# Data provided:
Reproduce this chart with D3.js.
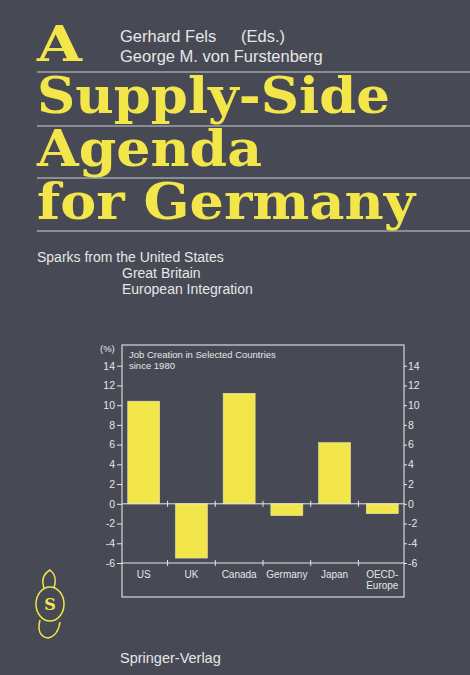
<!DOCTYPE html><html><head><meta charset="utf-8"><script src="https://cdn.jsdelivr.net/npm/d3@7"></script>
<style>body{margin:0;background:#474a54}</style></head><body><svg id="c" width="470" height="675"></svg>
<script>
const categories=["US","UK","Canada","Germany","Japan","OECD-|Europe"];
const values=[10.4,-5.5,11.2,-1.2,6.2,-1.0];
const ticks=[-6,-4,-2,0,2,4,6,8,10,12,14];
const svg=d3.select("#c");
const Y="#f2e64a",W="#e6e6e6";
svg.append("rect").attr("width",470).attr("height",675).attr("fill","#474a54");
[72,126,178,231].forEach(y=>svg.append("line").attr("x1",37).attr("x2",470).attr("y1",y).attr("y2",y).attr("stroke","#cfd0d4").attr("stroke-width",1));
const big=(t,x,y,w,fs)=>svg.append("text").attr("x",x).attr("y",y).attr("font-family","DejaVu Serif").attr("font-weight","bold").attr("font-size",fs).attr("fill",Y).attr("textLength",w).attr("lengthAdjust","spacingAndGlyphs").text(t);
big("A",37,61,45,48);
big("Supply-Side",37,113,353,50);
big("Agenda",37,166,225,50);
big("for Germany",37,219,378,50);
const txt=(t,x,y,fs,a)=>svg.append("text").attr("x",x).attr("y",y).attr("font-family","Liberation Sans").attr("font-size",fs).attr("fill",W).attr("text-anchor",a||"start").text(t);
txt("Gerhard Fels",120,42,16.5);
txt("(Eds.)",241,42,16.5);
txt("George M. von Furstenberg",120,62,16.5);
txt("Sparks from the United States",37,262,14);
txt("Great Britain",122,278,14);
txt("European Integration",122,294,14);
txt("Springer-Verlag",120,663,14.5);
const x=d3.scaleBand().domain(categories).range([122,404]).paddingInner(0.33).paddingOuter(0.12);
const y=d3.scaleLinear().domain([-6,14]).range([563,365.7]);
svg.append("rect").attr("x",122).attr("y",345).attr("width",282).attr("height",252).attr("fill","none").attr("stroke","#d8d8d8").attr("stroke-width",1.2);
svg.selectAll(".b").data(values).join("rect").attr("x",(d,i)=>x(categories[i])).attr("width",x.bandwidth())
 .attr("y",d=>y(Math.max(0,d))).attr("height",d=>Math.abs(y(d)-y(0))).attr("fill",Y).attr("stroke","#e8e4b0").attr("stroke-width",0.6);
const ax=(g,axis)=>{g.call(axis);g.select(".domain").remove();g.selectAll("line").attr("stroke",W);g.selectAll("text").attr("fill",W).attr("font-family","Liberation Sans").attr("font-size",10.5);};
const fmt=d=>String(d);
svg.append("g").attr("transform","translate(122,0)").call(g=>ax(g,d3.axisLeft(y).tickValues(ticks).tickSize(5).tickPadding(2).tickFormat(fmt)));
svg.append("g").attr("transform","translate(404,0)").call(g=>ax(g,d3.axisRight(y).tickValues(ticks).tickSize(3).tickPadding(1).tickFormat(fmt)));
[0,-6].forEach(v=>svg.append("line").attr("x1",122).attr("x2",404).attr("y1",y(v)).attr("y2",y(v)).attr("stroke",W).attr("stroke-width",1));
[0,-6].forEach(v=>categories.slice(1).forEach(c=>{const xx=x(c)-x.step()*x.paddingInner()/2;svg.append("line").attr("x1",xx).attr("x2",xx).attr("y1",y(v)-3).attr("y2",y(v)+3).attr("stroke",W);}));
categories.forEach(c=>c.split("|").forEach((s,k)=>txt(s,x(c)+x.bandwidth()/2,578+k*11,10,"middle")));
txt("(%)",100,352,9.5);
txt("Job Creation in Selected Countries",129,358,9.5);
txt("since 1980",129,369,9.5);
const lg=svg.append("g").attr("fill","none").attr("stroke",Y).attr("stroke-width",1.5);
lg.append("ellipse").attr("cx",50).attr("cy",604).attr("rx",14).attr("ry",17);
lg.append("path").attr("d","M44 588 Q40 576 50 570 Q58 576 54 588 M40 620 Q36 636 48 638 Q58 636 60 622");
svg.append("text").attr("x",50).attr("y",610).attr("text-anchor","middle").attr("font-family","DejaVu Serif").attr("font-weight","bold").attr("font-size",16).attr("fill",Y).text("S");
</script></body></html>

# Goal:
Reproduce the data above in full, exactly as it is, with the pictures left out.

# Exercise result:
Reproduce this chart with D3.js.
<!DOCTYPE html><html><head><meta charset="utf-8"><script src="https://cdn.jsdelivr.net/npm/d3@7"></script>
<style>body{margin:0;background:#474a54}</style></head><body><svg id="c" width="470" height="675"></svg>
<script>
const categories=["US","UK","Canada","Germany","Japan","OECD-|Europe"];
const values=[10.4,-5.5,11.2,-1.2,6.2,-1.0];
const ticks=[-6,-4,-2,0,2,4,6,8,10,12,14];
const svg=d3.select("#c");
const Y="#f2e64a",W="#e6e6e6";
svg.append("rect").attr("width",470).attr("height",675).attr("fill","#474a54");
[72,126,178,231].forEach(y=>svg.append("line").attr("x1",37).attr("x2",470).attr("y1",y).attr("y2",y).attr("stroke","#cfd0d4").attr("stroke-width",1));
const big=(t,x,y,w,fs)=>svg.append("text").attr("x",x).attr("y",y).attr("font-family","DejaVu Serif").attr("font-weight","bold").attr("font-size",fs).attr("fill",Y).attr("textLength",w).attr("lengthAdjust","spacingAndGlyphs").text(t);
big("A",37,61,45,48);
big("Supply-Side",37,113,353,50);
big("Agenda",37,166,225,50);
big("for Germany",37,219,378,50);
const txt=(t,x,y,fs,a)=>svg.append("text").attr("x",x).attr("y",y).attr("font-family","Liberation Sans").attr("font-size",fs).attr("fill",W).attr("text-anchor",a||"start").text(t);
txt("Gerhard Fels",120,42,16.5);
txt("(Eds.)",241,42,16.5);
txt("George M. von Furstenberg",120,62,16.5);
txt("Sparks from the United States",37,262,14);
txt("Great Britain",122,278,14);
txt("European Integration",122,294,14);
txt("Springer-Verlag",120,663,14.5);
const x=d3.scaleBand().domain(categories).range([122,404]).paddingInner(0.33).paddingOuter(0.12);
const y=d3.scaleLinear().domain([-6,14]).range([563,365.7]);
svg.append("rect").attr("x",122).attr("y",345).attr("width",282).attr("height",252).attr("fill","none").attr("stroke","#d8d8d8").attr("stroke-width",1.2);
svg.selectAll(".b").data(values).join("rect").attr("x",(d,i)=>x(categories[i])).attr("width",x.bandwidth())
 .attr("y",d=>y(Math.max(0,d))).attr("height",d=>Math.abs(y(d)-y(0))).attr("fill",Y).attr("stroke","#e8e4b0").attr("stroke-width",0.6);
const ax=(g,axis)=>{g.call(axis);g.select(".domain").remove();g.selectAll("line").attr("stroke",W);g.selectAll("text").attr("fill",W).attr("font-family","Liberation Sans").attr("font-size",10.5);};
const fmt=d=>String(d);
svg.append("g").attr("transform","translate(122,0)").call(g=>ax(g,d3.axisLeft(y).tickValues(ticks).tickSize(5).tickPadding(2).tickFormat(fmt)));
svg.append("g").attr("transform","translate(404,0)").call(g=>ax(g,d3.axisRight(y).tickValues(ticks).tickSize(3).tickPadding(1).tickFormat(fmt)));
[0,-6].forEach(v=>svg.append("line").attr("x1",122).attr("x2",404).attr("y1",y(v)).attr("y2",y(v)).attr("stroke",W).attr("stroke-width",1));
[0,-6].forEach(v=>categories.slice(1).forEach(c=>{const xx=x(c)-x.step()*x.paddingInner()/2;svg.append("line").attr("x1",xx).attr("x2",xx).attr("y1",y(v)-3).attr("y2",y(v)+3).attr("stroke",W);}));
categories.forEach(c=>c.split("|").forEach((s,k)=>txt(s,x(c)+x.bandwidth()/2,578+k*11,10,"middle")));
txt("(%)",100,352,9.5);
txt("Job Creation in Selected Countries",129,358,9.5);
txt("since 1980",129,369,9.5);
const lg=svg.append("g").attr("fill","none").attr("stroke",Y).attr("stroke-width",1.5);
lg.append("ellipse").attr("cx",50).attr("cy",604).attr("rx",14).attr("ry",17);
lg.append("path").attr("d","M44 588 Q40 576 50 570 Q58 576 54 588 M40 620 Q36 636 48 638 Q58 636 60 622");
svg.append("text").attr("x",50).attr("y",610).attr("text-anchor","middle").attr("font-family","DejaVu Serif").attr("font-weight","bold").attr("font-size",16).attr("fill",Y).text("S");
</script></body></html>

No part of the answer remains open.